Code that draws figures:
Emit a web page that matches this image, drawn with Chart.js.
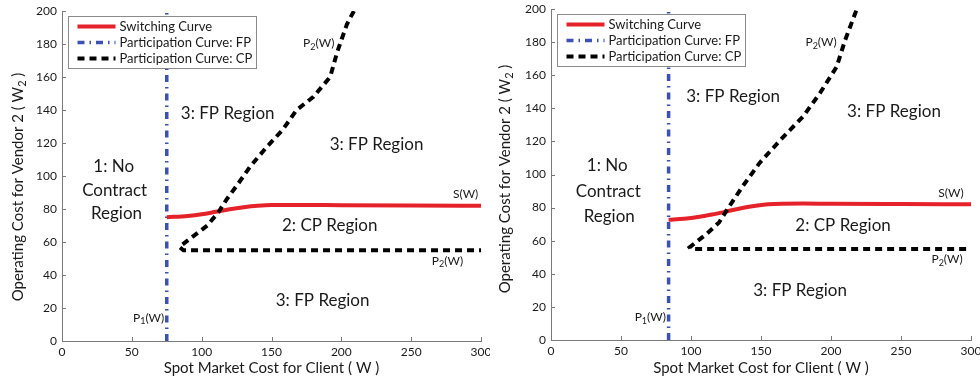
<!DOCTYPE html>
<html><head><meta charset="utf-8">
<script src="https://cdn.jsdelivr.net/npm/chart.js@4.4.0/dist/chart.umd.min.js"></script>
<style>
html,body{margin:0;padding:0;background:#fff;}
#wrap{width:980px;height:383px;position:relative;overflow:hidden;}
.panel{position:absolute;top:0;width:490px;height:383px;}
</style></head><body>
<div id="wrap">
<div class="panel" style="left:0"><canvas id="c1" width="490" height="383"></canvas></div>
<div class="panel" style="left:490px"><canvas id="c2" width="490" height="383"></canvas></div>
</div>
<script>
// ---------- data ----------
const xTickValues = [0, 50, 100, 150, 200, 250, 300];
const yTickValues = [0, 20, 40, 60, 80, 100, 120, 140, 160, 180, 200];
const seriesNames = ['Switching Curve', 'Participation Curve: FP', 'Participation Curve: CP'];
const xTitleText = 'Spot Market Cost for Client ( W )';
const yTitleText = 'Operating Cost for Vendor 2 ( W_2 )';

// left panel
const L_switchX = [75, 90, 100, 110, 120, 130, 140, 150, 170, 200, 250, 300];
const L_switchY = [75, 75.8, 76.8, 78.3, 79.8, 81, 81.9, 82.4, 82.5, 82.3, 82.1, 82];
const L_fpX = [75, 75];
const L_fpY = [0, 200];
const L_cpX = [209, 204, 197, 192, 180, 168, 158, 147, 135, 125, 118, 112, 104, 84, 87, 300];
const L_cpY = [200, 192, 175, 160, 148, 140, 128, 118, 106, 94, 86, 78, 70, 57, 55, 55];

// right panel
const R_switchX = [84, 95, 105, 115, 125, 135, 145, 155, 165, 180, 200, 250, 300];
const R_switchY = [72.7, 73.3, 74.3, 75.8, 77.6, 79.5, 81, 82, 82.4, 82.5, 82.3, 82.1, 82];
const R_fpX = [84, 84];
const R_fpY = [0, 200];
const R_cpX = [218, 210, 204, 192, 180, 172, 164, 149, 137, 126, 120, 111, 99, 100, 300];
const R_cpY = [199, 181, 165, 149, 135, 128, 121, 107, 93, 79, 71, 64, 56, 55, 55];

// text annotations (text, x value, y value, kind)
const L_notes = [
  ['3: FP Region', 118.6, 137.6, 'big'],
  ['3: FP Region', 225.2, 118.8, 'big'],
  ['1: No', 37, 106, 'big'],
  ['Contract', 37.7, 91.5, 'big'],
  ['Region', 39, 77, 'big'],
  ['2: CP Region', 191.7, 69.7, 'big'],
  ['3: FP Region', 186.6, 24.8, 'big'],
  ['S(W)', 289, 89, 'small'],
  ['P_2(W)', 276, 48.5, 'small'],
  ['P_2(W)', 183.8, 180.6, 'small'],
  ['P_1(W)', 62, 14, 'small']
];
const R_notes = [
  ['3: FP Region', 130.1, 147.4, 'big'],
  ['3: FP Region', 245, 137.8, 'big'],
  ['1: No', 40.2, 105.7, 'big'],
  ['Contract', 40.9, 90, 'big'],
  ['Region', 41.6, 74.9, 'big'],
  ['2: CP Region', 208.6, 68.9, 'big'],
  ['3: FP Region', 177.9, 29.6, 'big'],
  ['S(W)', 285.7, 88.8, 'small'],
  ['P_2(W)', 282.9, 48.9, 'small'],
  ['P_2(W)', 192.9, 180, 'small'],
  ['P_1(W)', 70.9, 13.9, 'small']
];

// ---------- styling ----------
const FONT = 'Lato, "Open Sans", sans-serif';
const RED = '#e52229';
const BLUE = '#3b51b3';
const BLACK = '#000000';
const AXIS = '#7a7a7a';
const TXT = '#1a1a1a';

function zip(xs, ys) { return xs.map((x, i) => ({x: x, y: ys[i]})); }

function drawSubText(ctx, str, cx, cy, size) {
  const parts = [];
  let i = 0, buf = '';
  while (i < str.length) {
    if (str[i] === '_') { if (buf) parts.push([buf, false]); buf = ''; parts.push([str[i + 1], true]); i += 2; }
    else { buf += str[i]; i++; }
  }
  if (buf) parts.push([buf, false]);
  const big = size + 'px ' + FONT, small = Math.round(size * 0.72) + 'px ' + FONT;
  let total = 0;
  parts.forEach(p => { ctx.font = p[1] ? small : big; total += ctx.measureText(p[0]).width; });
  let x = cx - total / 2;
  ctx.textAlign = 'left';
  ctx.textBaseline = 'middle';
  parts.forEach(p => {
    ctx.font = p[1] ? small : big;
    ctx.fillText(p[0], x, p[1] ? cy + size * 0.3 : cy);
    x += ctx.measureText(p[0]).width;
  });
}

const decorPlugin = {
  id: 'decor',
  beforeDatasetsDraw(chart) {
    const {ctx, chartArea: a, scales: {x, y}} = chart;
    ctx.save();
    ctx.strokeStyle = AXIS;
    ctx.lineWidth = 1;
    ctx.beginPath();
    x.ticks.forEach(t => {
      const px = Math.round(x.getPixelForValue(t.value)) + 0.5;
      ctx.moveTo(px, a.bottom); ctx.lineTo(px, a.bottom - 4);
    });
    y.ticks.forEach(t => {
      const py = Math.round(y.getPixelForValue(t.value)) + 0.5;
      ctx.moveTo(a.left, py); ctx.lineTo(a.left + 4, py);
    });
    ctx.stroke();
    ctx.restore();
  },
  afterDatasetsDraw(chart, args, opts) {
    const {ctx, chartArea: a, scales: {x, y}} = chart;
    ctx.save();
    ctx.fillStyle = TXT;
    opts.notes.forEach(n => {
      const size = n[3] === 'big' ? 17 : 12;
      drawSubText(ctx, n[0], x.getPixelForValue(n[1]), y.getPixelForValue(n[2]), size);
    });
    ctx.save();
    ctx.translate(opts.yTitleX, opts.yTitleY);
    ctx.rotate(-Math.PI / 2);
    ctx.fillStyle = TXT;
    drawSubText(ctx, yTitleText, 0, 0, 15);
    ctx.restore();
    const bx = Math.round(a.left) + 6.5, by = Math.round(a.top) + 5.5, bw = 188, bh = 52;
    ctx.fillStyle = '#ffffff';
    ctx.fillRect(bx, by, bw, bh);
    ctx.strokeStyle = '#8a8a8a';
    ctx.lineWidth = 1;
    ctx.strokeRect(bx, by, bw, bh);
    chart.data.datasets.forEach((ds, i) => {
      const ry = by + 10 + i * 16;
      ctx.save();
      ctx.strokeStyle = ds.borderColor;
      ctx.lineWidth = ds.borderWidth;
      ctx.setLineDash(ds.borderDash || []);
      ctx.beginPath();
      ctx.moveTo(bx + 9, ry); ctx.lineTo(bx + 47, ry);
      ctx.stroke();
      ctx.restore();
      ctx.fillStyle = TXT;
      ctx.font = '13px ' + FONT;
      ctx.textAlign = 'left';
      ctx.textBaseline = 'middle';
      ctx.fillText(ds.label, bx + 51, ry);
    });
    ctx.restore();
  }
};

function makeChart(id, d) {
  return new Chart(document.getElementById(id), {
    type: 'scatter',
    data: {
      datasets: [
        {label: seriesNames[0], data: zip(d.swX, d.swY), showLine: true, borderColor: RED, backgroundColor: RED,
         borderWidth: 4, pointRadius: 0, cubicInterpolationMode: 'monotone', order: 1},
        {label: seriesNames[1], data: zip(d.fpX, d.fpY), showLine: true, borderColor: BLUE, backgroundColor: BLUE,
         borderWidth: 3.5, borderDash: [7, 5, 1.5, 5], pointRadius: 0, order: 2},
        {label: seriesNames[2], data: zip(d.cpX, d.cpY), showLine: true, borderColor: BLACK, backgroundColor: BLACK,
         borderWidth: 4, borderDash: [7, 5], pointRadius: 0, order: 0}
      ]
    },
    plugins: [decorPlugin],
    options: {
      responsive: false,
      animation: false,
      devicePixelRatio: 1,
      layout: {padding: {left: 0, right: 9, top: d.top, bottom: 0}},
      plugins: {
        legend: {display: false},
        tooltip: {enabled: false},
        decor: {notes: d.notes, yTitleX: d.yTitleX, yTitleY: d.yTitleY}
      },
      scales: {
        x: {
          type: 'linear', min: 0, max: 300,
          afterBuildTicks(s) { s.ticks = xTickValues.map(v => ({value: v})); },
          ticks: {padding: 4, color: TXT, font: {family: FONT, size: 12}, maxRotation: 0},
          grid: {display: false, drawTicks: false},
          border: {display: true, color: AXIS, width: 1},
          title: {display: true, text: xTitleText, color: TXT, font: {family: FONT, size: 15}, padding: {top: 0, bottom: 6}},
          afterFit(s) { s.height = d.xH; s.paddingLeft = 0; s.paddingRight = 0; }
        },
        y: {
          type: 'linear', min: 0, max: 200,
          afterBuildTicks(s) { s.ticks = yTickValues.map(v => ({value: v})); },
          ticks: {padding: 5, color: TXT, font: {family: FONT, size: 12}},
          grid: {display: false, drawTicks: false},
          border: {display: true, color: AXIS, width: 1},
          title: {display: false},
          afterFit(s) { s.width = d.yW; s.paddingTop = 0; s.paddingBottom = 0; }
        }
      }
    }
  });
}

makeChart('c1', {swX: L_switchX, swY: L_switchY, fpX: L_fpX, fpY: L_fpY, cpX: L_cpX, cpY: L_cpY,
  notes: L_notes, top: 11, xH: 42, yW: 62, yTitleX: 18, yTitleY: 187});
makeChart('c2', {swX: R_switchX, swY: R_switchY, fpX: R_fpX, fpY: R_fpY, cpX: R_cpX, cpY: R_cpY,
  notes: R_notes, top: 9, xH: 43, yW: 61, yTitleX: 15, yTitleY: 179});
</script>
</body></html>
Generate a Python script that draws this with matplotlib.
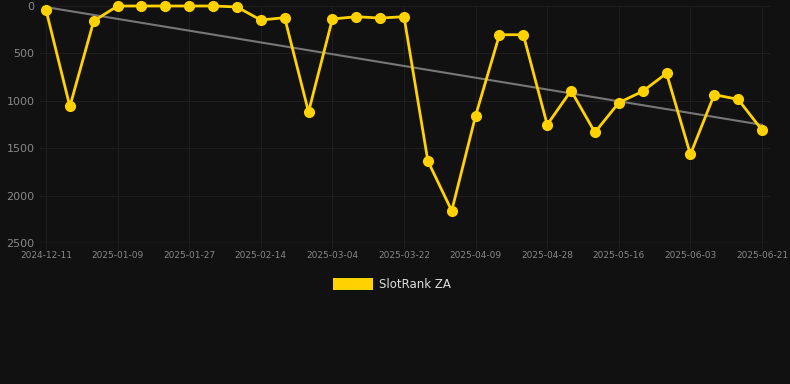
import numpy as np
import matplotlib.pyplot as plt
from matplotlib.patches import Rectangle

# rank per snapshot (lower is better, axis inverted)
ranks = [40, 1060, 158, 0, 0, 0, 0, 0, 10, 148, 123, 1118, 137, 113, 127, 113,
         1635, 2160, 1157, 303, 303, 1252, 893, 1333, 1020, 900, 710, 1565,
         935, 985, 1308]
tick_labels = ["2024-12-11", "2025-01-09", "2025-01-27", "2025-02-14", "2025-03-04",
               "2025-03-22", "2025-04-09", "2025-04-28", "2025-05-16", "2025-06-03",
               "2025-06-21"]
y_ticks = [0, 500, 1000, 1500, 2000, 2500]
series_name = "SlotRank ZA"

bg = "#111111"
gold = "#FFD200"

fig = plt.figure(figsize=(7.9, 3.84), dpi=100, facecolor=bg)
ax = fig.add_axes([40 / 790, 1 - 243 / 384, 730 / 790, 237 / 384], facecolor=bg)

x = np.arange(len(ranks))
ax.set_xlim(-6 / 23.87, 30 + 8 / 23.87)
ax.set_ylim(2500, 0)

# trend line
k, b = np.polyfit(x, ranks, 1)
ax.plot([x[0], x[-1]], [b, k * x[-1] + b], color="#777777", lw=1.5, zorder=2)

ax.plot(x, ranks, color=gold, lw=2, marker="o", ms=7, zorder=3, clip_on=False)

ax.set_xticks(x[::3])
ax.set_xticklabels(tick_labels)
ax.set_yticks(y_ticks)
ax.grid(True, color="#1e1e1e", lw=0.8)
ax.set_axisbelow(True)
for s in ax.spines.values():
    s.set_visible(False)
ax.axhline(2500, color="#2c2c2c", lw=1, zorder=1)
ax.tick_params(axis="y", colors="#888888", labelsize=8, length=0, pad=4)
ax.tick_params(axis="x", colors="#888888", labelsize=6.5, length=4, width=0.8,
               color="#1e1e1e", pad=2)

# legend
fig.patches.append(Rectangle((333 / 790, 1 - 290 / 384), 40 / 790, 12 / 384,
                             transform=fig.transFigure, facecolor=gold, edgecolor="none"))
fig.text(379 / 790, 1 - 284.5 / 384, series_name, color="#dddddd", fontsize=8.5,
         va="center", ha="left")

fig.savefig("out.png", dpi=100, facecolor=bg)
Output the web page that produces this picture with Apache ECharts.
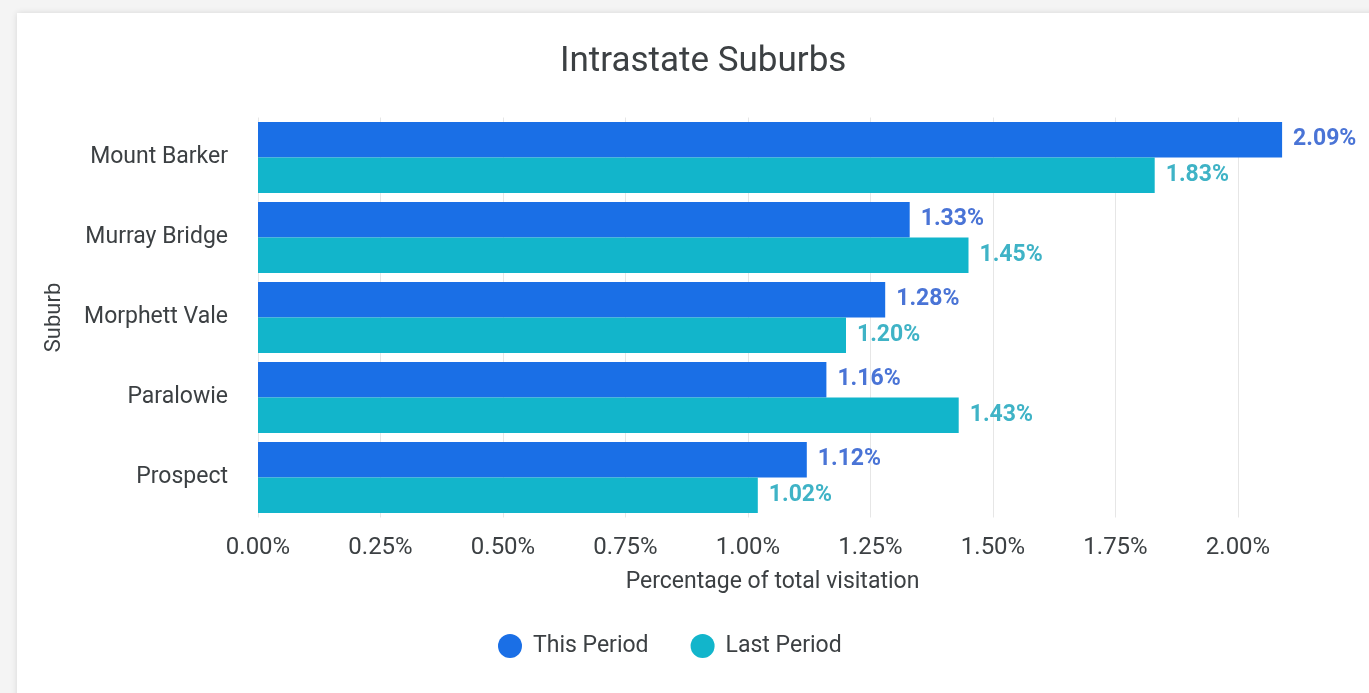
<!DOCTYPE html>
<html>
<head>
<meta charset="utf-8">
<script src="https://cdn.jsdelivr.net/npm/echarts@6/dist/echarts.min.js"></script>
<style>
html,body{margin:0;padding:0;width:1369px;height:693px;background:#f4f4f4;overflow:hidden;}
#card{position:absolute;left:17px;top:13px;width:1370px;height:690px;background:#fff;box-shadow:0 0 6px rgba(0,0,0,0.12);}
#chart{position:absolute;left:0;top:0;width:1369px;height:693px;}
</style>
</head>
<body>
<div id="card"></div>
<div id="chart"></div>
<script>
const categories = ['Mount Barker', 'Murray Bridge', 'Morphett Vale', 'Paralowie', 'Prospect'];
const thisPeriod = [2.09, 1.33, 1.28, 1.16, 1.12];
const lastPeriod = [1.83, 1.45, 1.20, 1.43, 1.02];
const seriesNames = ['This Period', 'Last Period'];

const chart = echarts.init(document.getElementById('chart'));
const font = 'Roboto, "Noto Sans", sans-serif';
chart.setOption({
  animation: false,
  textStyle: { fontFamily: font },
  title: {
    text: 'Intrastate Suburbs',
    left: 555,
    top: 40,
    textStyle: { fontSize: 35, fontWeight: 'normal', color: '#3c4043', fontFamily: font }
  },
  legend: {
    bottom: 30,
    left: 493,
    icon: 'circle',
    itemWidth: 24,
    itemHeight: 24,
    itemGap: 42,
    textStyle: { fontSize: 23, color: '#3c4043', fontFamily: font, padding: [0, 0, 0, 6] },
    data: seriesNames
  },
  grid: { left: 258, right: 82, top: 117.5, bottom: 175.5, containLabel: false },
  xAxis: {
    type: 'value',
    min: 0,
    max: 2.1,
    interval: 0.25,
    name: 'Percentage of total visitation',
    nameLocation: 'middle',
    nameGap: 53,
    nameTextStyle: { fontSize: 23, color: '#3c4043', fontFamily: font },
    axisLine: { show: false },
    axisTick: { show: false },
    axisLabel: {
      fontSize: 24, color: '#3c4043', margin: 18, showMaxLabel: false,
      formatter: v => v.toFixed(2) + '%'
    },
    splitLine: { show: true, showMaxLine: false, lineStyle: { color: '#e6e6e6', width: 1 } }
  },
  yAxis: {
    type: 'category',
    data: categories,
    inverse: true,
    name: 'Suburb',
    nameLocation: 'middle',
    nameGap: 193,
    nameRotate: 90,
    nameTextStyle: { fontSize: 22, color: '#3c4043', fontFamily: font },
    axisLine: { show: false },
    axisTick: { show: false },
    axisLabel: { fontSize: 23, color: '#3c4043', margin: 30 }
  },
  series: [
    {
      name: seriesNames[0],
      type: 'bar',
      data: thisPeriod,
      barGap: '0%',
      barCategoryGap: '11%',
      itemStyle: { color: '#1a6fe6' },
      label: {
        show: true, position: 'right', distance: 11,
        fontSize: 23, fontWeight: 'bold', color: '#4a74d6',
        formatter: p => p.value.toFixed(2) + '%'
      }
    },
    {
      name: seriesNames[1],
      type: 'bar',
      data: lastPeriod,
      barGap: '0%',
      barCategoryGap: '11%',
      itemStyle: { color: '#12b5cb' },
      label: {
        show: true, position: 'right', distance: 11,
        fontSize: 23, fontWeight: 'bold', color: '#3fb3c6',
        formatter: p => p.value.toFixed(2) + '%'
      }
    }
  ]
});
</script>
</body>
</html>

▶ [TASK BRIEF]: Only the lines from the one containing "Output the web" down to the one containing "const seriesNames = ['This" should be copied, exactly and with both ends kept. Drop the pictures.

▶ [TASK SOLUTION]:
Output the web page that produces this picture with Apache ECharts.
<!DOCTYPE html>
<html>
<head>
<meta charset="utf-8">
<script src="https://cdn.jsdelivr.net/npm/echarts@6/dist/echarts.min.js"></script>
<style>
html,body{margin:0;padding:0;width:1369px;height:693px;background:#f4f4f4;overflow:hidden;}
#card{position:absolute;left:17px;top:13px;width:1370px;height:690px;background:#fff;box-shadow:0 0 6px rgba(0,0,0,0.12);}
#chart{position:absolute;left:0;top:0;width:1369px;height:693px;}
</style>
</head>
<body>
<div id="card"></div>
<div id="chart"></div>
<script>
const categories = ['Mount Barker', 'Murray Bridge', 'Morphett Vale', 'Paralowie', 'Prospect'];
const thisPeriod = [2.09, 1.33, 1.28, 1.16, 1.12];
const lastPeriod = [1.83, 1.45, 1.20, 1.43, 1.02];
const seriesNames = ['This Period', 'Last Period'];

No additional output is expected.